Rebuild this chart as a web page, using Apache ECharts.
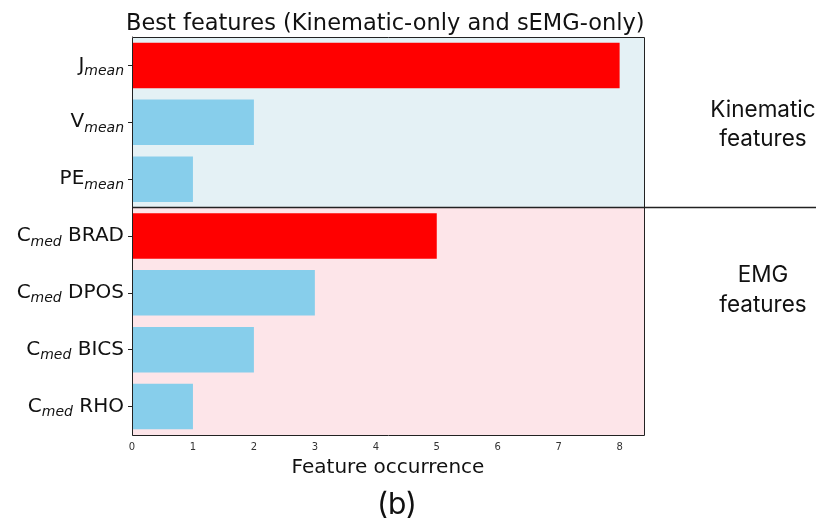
<!DOCTYPE html>
<html>
<head>
<meta charset="utf-8">
<script src="https://cdn.jsdelivr.net/npm/echarts@6/dist/echarts.min.js"></script>
<style>
  html, body { margin: 0; padding: 0; background: #fff; }
  #chart { width: 816px; height: 521px; }
</style>
</head>
<body>
<div id="chart"></div>
<script>
// Feature names: base symbol, subscript, and trailing muscle name
const featureBase = ['J', 'V', 'PE', 'C', 'C', 'C', 'C'];
const featureSub = ['mean', 'mean', 'mean', 'med', 'med', 'med', 'med'];
const featureSuffix = ['', '', '', ' BRAD', ' DPOS', ' BICS', ' RHO'];
// Which family each feature belongs to
const featureGroup = ['Kinematic', 'Kinematic', 'Kinematic', 'EMG', 'EMG', 'EMG', 'EMG'];
// How many times each feature was selected
const occurrences = [8, 2, 1, 5, 3, 2, 1];
// Labelled ticks on the occurrence axis
const xTicks = [0, 1, 2, 3, 4, 5, 6, 7, 8];
const xMax = 8.4;

const categories = featureBase.map((b, i) => b + '_' + featureSub[i] + featureSuffix[i]);

// The most frequent feature of each family is highlighted
const groupBest = {};
featureGroup.forEach((g, i) => {
  if (!(g in groupBest) || occurrences[i] > occurrences[groupBest[g]]) groupBest[g] = i;
});
const barColor = i => (groupBest[featureGroup[i]] === i ? '#ff0000' : '#87ceeb');

// Family spans on the hidden continuous axis (index -0.5 .. n-0.5)
const groupSpans = [];
featureGroup.forEach((g, i) => {
  const last = groupSpans[groupSpans.length - 1];
  if (last && last.name === g) last.end = i + 0.5;
  else groupSpans.push({ name: g, start: i - 0.5, end: i + 0.5 });
});
const spanFill = { Kinematic: '#e4f1f5', EMG: '#fde5e9' };

const chart = echarts.init(document.getElementById('chart'), null, { renderer: 'canvas' });

const tickFont = 'DejaVu Sans';

chart.setOption({
  animation: false,
  backgroundColor: '#ffffff',
  title: {
    text: 'Best features (Kinematic-only and sEMG-only)',
    left: 121,
    top: 8,
    textStyle: { fontFamily: tickFont, fontSize: 22.5, fontWeight: 'normal', color: '#111' }
  },
  grid: {
    left: 132, top: 37, width: 512, height: 398,
    containLabel: false
  },
  xAxis: [{
    type: 'value', min: 0, max: xMax,
    splitLine: { show: false },
    axisLine: { show: true, lineStyle: { color: '#222', width: 1 } },
    axisTick: { show: true, length: 4, lineStyle: { color: '#222' }, customValues: xTicks },
    axisLabel: { fontFamily: tickFont, fontSize: 10, color: '#333', margin: 7, customValues: xTicks },
    name: 'Feature occurrence',
    nameLocation: 'middle',
    nameGap: 23,
    nameTextStyle: { fontFamily: tickFont, fontSize: 20, color: '#111' }
  }],
  yAxis: [{
    type: 'category',
    data: categories,
    inverse: true,
    axisLine: { show: true, lineStyle: { color: '#222', width: 1 } },
    axisTick: { show: true, alignWithLabel: true, length: 4, lineStyle: { color: '#222' } },
    axisLabel: {
      margin: 8,
      formatter: (v, idx) => '{m|' + featureBase[idx] + '}{s|' + featureSub[idx] + '}' +
        (featureSuffix[idx] ? '{m|' + featureSuffix[idx] + '}' : ''),
      rich: {
        m: { fontFamily: tickFont, fontSize: 20, color: '#111', lineHeight: 26 },
        s: { fontFamily: tickFont, fontSize: 14, fontStyle: 'italic', color: '#111', lineHeight: 26, verticalAlign: 'bottom' }
      }
    }
  }, {
    type: 'value', min: -0.5, max: categories.length - 0.5, inverse: true, show: false
  }],
  series: [{
    type: 'scatter',
    yAxisIndex: 1,
    data: [],
    silent: true,
    z: 0,
    markArea: {
      silent: true,
      data: groupSpans.map(s => [
        { yAxis: s.start, itemStyle: { color: spanFill[s.name], opacity: 1 } },
        { yAxis: s.end }
      ])
    }
  }, {
    type: 'bar',
    yAxisIndex: 0,
    barCategoryGap: '20%',
    z: 3,
    data: occurrences.map((v, i) => ({ value: v, itemStyle: { color: barColor(i) } }))
  }]
});

// Plot frame, divider between the families (running past the plot to the
// page edge), family captions and the panel letter
const x0 = chart.convertToPixel({ xAxisIndex: 0 }, 0);
const x1 = chart.convertToPixel({ xAxisIndex: 0 }, xMax);
const yTop = chart.convertToPixel({ yAxisIndex: 1 }, -0.5);
const yBot = chart.convertToPixel({ yAxisIndex: 1 }, categories.length - 0.5);
const divY = chart.convertToPixel({ yAxisIndex: 1 }, groupSpans[0].end);
const pageRight = chart.getWidth();
const capFont = 'Inter';
chart.setOption({
  graphic: [
    {
      type: 'rect', z: 10, silent: true,
      shape: { x: Math.round(x0) + 0.5, y: Math.round(yTop) + 0.5, width: Math.round(x1 - x0), height: Math.round(yBot - yTop) },
      style: { fill: null, stroke: '#222', lineWidth: 1 }
    },
    {
      type: 'line', z: 10, silent: true,
      shape: { x1: x0, y1: divY, x2: pageRight, y2: divY },
      style: { stroke: '#222', lineWidth: 1.5 }
    },
    {
      type: 'text', z: 10, x: 763, y: 125,
      style: { text: 'Kinematic\nfeatures', fontFamily: capFont, fontSize: 22.5, lineHeight: 29,
               fill: '#111', align: 'center', verticalAlign: 'middle' }
    },
    {
      type: 'text', z: 10, x: 763, y: 290,
      style: { text: 'EMG\nfeatures', fontFamily: capFont, fontSize: 22.5, lineHeight: 30,
               fill: '#111', align: 'center', verticalAlign: 'middle' }
    },
    {
      type: 'text', z: 10, x: 397, y: 505,
      style: { text: '(b)', fontFamily: capFont, fontSize: 30, fill: '#111',
               align: 'center', verticalAlign: 'middle' }
    }
  ]
});
</script>
</body>
</html>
◆ ◆ ◆
Make an exact copy of the whole listing, but don't bring over any pictures.

### Correct result
Rebuild this chart as a web page, using Apache ECharts.
<!DOCTYPE html>
<html>
<head>
<meta charset="utf-8">
<script src="https://cdn.jsdelivr.net/npm/echarts@6/dist/echarts.min.js"></script>
<style>
  html, body { margin: 0; padding: 0; background: #fff; }
  #chart { width: 816px; height: 521px; }
</style>
</head>
<body>
<div id="chart"></div>
<script>
// Feature names: base symbol, subscript, and trailing muscle name
const featureBase = ['J', 'V', 'PE', 'C', 'C', 'C', 'C'];
const featureSub = ['mean', 'mean', 'mean', 'med', 'med', 'med', 'med'];
const featureSuffix = ['', '', '', ' BRAD', ' DPOS', ' BICS', ' RHO'];
// Which family each feature belongs to
const featureGroup = ['Kinematic', 'Kinematic', 'Kinematic', 'EMG', 'EMG', 'EMG', 'EMG'];
// How many times each feature was selected
const occurrences = [8, 2, 1, 5, 3, 2, 1];
// Labelled ticks on the occurrence axis
const xTicks = [0, 1, 2, 3, 4, 5, 6, 7, 8];
const xMax = 8.4;

const categories = featureBase.map((b, i) => b + '_' + featureSub[i] + featureSuffix[i]);

// The most frequent feature of each family is highlighted
const groupBest = {};
featureGroup.forEach((g, i) => {
  if (!(g in groupBest) || occurrences[i] > occurrences[groupBest[g]]) groupBest[g] = i;
});
const barColor = i => (groupBest[featureGroup[i]] === i ? '#ff0000' : '#87ceeb');

// Family spans on the hidden continuous axis (index -0.5 .. n-0.5)
const groupSpans = [];
featureGroup.forEach((g, i) => {
  const last = groupSpans[groupSpans.length - 1];
  if (last && last.name === g) last.end = i + 0.5;
  else groupSpans.push({ name: g, start: i - 0.5, end: i + 0.5 });
});
const spanFill = { Kinematic: '#e4f1f5', EMG: '#fde5e9' };

const chart = echarts.init(document.getElementById('chart'), null, { renderer: 'canvas' });

const tickFont = 'DejaVu Sans';

chart.setOption({
  animation: false,
  backgroundColor: '#ffffff',
  title: {
    text: 'Best features (Kinematic-only and sEMG-only)',
    left: 121,
    top: 8,
    textStyle: { fontFamily: tickFont, fontSize: 22.5, fontWeight: 'normal', color: '#111' }
  },
  grid: {
    left: 132, top: 37, width: 512, height: 398,
    containLabel: false
  },
  xAxis: [{
    type: 'value', min: 0, max: xMax,
    splitLine: { show: false },
    axisLine: { show: true, lineStyle: { color: '#222', width: 1 } },
    axisTick: { show: true, length: 4, lineStyle: { color: '#222' }, customValues: xTicks },
    axisLabel: { fontFamily: tickFont, fontSize: 10, color: '#333', margin: 7, customValues: xTicks },
    name: 'Feature occurrence',
    nameLocation: 'middle',
    nameGap: 23,
    nameTextStyle: { fontFamily: tickFont, fontSize: 20, color: '#111' }
  }],
  yAxis: [{
    type: 'category',
    data: categories,
    inverse: true,
    axisLine: { show: true, lineStyle: { color: '#222', width: 1 } },
    axisTick: { show: true, alignWithLabel: true, length: 4, lineStyle: { color: '#222' } },
    axisLabel: {
      margin: 8,
      formatter: (v, idx) => '{m|' + featureBase[idx] + '}{s|' + featureSub[idx] + '}' +
        (featureSuffix[idx] ? '{m|' + featureSuffix[idx] + '}' : ''),
      rich: {
        m: { fontFamily: tickFont, fontSize: 20, color: '#111', lineHeight: 26 },
        s: { fontFamily: tickFont, fontSize: 14, fontStyle: 'italic', color: '#111', lineHeight: 26, verticalAlign: 'bottom' }
      }
    }
  }, {
    type: 'value', min: -0.5, max: categories.length - 0.5, inverse: true, show: false
  }],
  series: [{
    type: 'scatter',
    yAxisIndex: 1,
    data: [],
    silent: true,
    z: 0,
    markArea: {
      silent: true,
      data: groupSpans.map(s => [
        { yAxis: s.start, itemStyle: { color: spanFill[s.name], opacity: 1 } },
        { yAxis: s.end }
      ])
    }
  }, {
    type: 'bar',
    yAxisIndex: 0,
    barCategoryGap: '20%',
    z: 3,
    data: occurrences.map((v, i) => ({ value: v, itemStyle: { color: barColor(i) } }))
  }]
});

// Plot frame, divider between the families (running past the plot to the
// page edge), family captions and the panel letter
const x0 = chart.convertToPixel({ xAxisIndex: 0 }, 0);
const x1 = chart.convertToPixel({ xAxisIndex: 0 }, xMax);
const yTop = chart.convertToPixel({ yAxisIndex: 1 }, -0.5);
const yBot = chart.convertToPixel({ yAxisIndex: 1 }, categories.length - 0.5);
const divY = chart.convertToPixel({ yAxisIndex: 1 }, groupSpans[0].end);
const pageRight = chart.getWidth();
const capFont = 'Inter';
chart.setOption({
  graphic: [
    {
      type: 'rect', z: 10, silent: true,
      shape: { x: Math.round(x0) + 0.5, y: Math.round(yTop) + 0.5, width: Math.round(x1 - x0), height: Math.round(yBot - yTop) },
      style: { fill: null, stroke: '#222', lineWidth: 1 }
    },
    {
      type: 'line', z: 10, silent: true,
      shape: { x1: x0, y1: divY, x2: pageRight, y2: divY },
      style: { stroke: '#222', lineWidth: 1.5 }
    },
    {
      type: 'text', z: 10, x: 763, y: 125,
      style: { text: 'Kinematic\nfeatures', fontFamily: capFont, fontSize: 22.5, lineHeight: 29,
               fill: '#111', align: 'center', verticalAlign: 'middle' }
    },
    {
      type: 'text', z: 10, x: 763, y: 290,
      style: { text: 'EMG\nfeatures', fontFamily: capFont, fontSize: 22.5, lineHeight: 30,
               fill: '#111', align: 'center', verticalAlign: 'middle' }
    },
    {
      type: 'text', z: 10, x: 397, y: 505,
      style: { text: '(b)', fontFamily: capFont, fontSize: 30, fill: '#111',
               align: 'center', verticalAlign: 'middle' }
    }
  ]
});
</script>
</body>
</html>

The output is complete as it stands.